**Dataset extract:**

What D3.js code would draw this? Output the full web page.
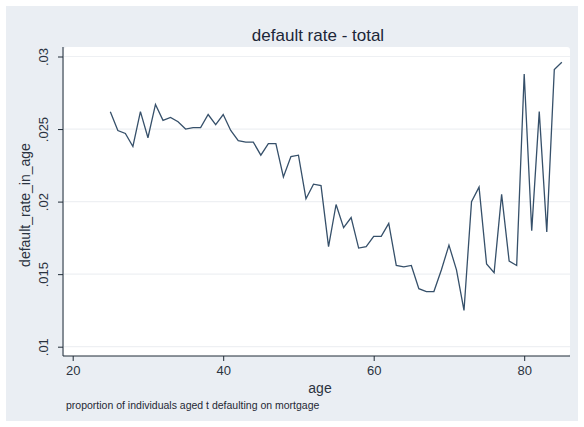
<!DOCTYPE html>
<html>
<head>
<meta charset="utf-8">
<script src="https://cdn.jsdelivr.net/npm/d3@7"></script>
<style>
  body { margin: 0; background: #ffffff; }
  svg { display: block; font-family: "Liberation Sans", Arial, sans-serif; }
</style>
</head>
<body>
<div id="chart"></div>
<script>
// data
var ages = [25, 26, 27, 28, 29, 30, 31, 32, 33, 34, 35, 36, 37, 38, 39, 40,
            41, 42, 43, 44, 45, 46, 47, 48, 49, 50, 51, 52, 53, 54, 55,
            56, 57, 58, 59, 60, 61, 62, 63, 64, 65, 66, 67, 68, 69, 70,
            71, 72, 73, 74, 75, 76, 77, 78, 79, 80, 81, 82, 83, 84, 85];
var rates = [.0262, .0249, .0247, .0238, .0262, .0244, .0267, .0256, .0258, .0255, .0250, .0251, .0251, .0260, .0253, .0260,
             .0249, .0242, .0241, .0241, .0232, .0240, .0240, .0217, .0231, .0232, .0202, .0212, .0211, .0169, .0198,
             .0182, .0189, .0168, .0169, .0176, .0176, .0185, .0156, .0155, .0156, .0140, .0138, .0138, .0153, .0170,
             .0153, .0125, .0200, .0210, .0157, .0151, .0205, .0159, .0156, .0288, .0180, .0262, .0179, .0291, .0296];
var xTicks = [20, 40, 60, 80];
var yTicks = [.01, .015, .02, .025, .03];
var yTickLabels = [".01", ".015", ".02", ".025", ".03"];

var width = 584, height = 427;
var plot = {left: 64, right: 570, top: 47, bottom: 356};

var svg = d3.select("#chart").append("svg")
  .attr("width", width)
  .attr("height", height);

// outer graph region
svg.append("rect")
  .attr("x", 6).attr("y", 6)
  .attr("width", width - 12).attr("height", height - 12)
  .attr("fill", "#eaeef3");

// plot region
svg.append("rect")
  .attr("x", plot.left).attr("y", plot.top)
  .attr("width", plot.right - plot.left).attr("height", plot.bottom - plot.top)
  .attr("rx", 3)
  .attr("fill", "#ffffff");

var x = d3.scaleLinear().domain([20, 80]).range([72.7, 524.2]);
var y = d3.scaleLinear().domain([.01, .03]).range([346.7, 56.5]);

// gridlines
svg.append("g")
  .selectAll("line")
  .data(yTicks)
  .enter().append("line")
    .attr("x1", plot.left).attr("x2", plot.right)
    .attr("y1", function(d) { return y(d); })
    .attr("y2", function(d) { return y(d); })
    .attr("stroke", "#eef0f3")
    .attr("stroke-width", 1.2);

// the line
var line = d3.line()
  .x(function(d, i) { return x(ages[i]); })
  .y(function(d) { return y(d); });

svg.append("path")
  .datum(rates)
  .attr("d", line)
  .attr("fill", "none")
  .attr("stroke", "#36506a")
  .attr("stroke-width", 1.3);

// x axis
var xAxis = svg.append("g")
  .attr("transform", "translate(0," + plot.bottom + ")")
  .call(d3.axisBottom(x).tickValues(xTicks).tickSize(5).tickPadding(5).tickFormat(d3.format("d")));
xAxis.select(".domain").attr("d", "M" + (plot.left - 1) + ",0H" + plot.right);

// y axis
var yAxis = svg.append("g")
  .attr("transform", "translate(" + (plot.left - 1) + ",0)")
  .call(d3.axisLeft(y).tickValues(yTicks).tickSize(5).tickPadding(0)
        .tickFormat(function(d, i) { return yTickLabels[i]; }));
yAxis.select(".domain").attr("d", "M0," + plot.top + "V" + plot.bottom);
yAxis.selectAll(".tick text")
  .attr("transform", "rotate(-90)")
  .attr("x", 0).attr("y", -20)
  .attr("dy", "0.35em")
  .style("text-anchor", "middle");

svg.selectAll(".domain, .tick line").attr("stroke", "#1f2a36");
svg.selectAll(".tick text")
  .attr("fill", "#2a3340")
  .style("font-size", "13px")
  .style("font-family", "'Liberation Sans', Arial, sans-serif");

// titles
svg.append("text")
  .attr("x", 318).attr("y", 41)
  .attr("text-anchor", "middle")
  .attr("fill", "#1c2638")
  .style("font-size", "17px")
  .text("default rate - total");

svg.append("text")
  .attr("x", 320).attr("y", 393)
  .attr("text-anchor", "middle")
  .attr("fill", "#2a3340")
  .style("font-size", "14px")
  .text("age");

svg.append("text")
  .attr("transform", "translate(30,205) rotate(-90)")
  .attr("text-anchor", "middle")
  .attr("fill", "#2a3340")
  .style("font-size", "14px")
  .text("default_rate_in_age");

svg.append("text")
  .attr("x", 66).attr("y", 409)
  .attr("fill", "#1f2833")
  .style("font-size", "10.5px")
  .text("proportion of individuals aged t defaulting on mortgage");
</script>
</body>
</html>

**Exercise directions:** Drop the images and repeat the data exactly.

**Response to this exercise:**
What D3.js code would draw this? Output the full web page.
<!DOCTYPE html>
<html>
<head>
<meta charset="utf-8">
<script src="https://cdn.jsdelivr.net/npm/d3@7"></script>
<style>
  body { margin: 0; background: #ffffff; }
  svg { display: block; font-family: "Liberation Sans", Arial, sans-serif; }
</style>
</head>
<body>
<div id="chart"></div>
<script>
// data
var ages = [25, 26, 27, 28, 29, 30, 31, 32, 33, 34, 35, 36, 37, 38, 39, 40,
            41, 42, 43, 44, 45, 46, 47, 48, 49, 50, 51, 52, 53, 54, 55,
            56, 57, 58, 59, 60, 61, 62, 63, 64, 65, 66, 67, 68, 69, 70,
            71, 72, 73, 74, 75, 76, 77, 78, 79, 80, 81, 82, 83, 84, 85];
var rates = [.0262, .0249, .0247, .0238, .0262, .0244, .0267, .0256, .0258, .0255, .0250, .0251, .0251, .0260, .0253, .0260,
             .0249, .0242, .0241, .0241, .0232, .0240, .0240, .0217, .0231, .0232, .0202, .0212, .0211, .0169, .0198,
             .0182, .0189, .0168, .0169, .0176, .0176, .0185, .0156, .0155, .0156, .0140, .0138, .0138, .0153, .0170,
             .0153, .0125, .0200, .0210, .0157, .0151, .0205, .0159, .0156, .0288, .0180, .0262, .0179, .0291, .0296];
var xTicks = [20, 40, 60, 80];
var yTicks = [.01, .015, .02, .025, .03];
var yTickLabels = [".01", ".015", ".02", ".025", ".03"];

var width = 584, height = 427;
var plot = {left: 64, right: 570, top: 47, bottom: 356};

var svg = d3.select("#chart").append("svg")
  .attr("width", width)
  .attr("height", height);

// outer graph region
svg.append("rect")
  .attr("x", 6).attr("y", 6)
  .attr("width", width - 12).attr("height", height - 12)
  .attr("fill", "#eaeef3");

// plot region
svg.append("rect")
  .attr("x", plot.left).attr("y", plot.top)
  .attr("width", plot.right - plot.left).attr("height", plot.bottom - plot.top)
  .attr("rx", 3)
  .attr("fill", "#ffffff");

var x = d3.scaleLinear().domain([20, 80]).range([72.7, 524.2]);
var y = d3.scaleLinear().domain([.01, .03]).range([346.7, 56.5]);

// gridlines
svg.append("g")
  .selectAll("line")
  .data(yTicks)
  .enter().append("line")
    .attr("x1", plot.left).attr("x2", plot.right)
    .attr("y1", function(d) { return y(d); })
    .attr("y2", function(d) { return y(d); })
    .attr("stroke", "#eef0f3")
    .attr("stroke-width", 1.2);

// the line
var line = d3.line()
  .x(function(d, i) { return x(ages[i]); })
  .y(function(d) { return y(d); });

svg.append("path")
  .datum(rates)
  .attr("d", line)
  .attr("fill", "none")
  .attr("stroke", "#36506a")
  .attr("stroke-width", 1.3);

// x axis
var xAxis = svg.append("g")
  .attr("transform", "translate(0," + plot.bottom + ")")
  .call(d3.axisBottom(x).tickValues(xTicks).tickSize(5).tickPadding(5).tickFormat(d3.format("d")));
xAxis.select(".domain").attr("d", "M" + (plot.left - 1) + ",0H" + plot.right);

// y axis
var yAxis = svg.append("g")
  .attr("transform", "translate(" + (plot.left - 1) + ",0)")
  .call(d3.axisLeft(y).tickValues(yTicks).tickSize(5).tickPadding(0)
        .tickFormat(function(d, i) { return yTickLabels[i]; }));
yAxis.select(".domain").attr("d", "M0," + plot.top + "V" + plot.bottom);
yAxis.selectAll(".tick text")
  .attr("transform", "rotate(-90)")
  .attr("x", 0).attr("y", -20)
  .attr("dy", "0.35em")
  .style("text-anchor", "middle");

svg.selectAll(".domain, .tick line").attr("stroke", "#1f2a36");
svg.selectAll(".tick text")
  .attr("fill", "#2a3340")
  .style("font-size", "13px")
  .style("font-family", "'Liberation Sans', Arial, sans-serif");

// titles
svg.append("text")
  .attr("x", 318).attr("y", 41)
  .attr("text-anchor", "middle")
  .attr("fill", "#1c2638")
  .style("font-size", "17px")
  .text("default rate - total");

svg.append("text")
  .attr("x", 320).attr("y", 393)
  .attr("text-anchor", "middle")
  .attr("fill", "#2a3340")
  .style("font-size", "14px")
  .text("age");

svg.append("text")
  .attr("transform", "translate(30,205) rotate(-90)")
  .attr("text-anchor", "middle")
  .attr("fill", "#2a3340")
  .style("font-size", "14px")
  .text("default_rate_in_age");

svg.append("text")
  .attr("x", 66).attr("y", 409)
  .attr("fill", "#1f2833")
  .style("font-size", "10.5px")
  .text("proportion of individuals aged t defaulting on mortgage");
</script>
</body>
</html>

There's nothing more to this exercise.